RRI Energy reduces its secured debt by $220 million year to date

By Jennifer Lanning Drey

Portland, Ore., Nov. 5 - RRI Energy, Inc. has reduced secured debt by more than $220 million in 2009 through a recently completed tender offer and open market purchases, allowing the company greater flexibility under its financial covenants, Mark Jacobs, the company's chief executive officer, said Thursday during its third-quarter earnings conference call.

"This has been a component of our strategy to manage the financial covenant in our corporate revolver, in addition to being consistent with our strategy to redeploy cash to reach target debt levels," he said.

The company has earmarked $400 million to cover the maturity of its Orion Power Holdings, Inc. notes in May 2010, which will be its "next big deleveraging," Rick Dobson, RRI's chief financial officer, said during the call.

Upon retirement of the Orion notes, RRI's gross debt will be approximately $2.4 billion, or about $700 million above the top of its long-term gross debt target, he said.

In the meantime, "You could see some deleveraging, but it won't be a huge number," Dobson said during the question-and-answer portion of the call.

At the end of October, RRI had about $1.7 billion of available liquidity, which included $1.1 billion of cash, Jacobs reported.

The CEO also noted that RRI's primary focus remains on managing risk.

"In light of the uncertainty in the current market environment, it is without question our highest priority," he said.

Ensuring cash flow breakeven

Also based on continued uncertainty in the market, RRI has implemented what Jacobs called a "modest" hedging program for 2010 and 2011 that is designed to "provide a high degree of certainty of free cash flow breakeven or better, even if market conditions substantially worsen."

The company is evaluating plans for a similar hedging program in 2012, Dobson said.
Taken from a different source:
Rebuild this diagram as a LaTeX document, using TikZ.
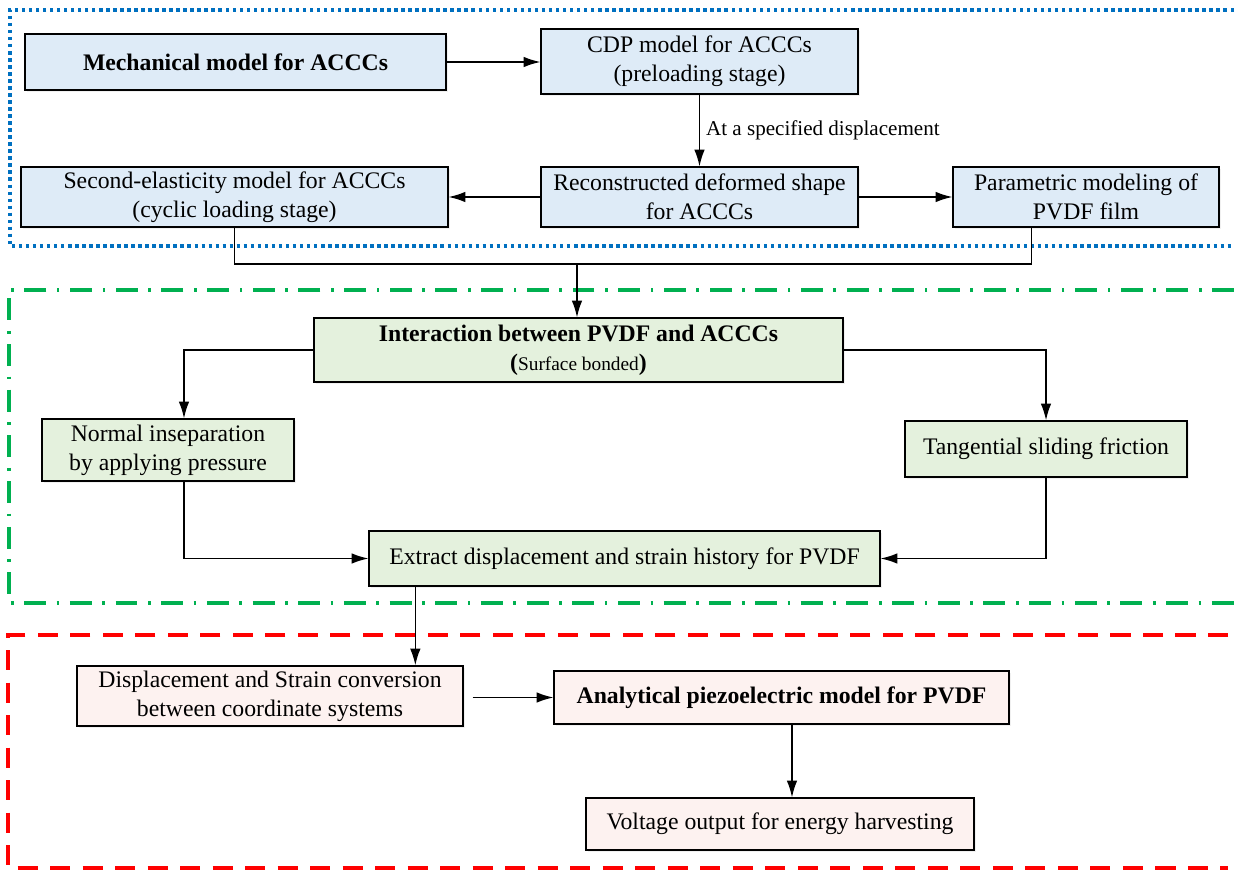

"Bottom line, I believe we're well positioned to manage through the current market, even if conditions further deteriorate," Jacobs said.

"While current market conditions are depressed, the market will recover. But the timing of a recovery is uncertain, and it's possible that things will get worse before they get better," he later added.

Adjusted EBITDA falls

In the third quarter, lower unit margins and reduced demand combined with coal purchases made at prices above the current market resulted in RRI posting quarterly adjusted EBITDA of $100 million. The figure was down from $350 million in the same period in 2008, Dobson said.

Free cash flow used in continuing operations during the first nine months of 2009 was $179 million, compared to free cash flow provided by continuing operations of $298 million in the same period in 2008.

The company expects to post full-year adjusted EBITDA of $56 million for 2009 and then see improvement in 2010 due to stronger commodity prices, the full-year impact of its corporate cost realignment and the roll-off of out-of-the-money coal purchases, Dobson said.

Free cash flow is expected to be $167 million in 2010.

Reliant is a Houston-based provider of electricity and energy services.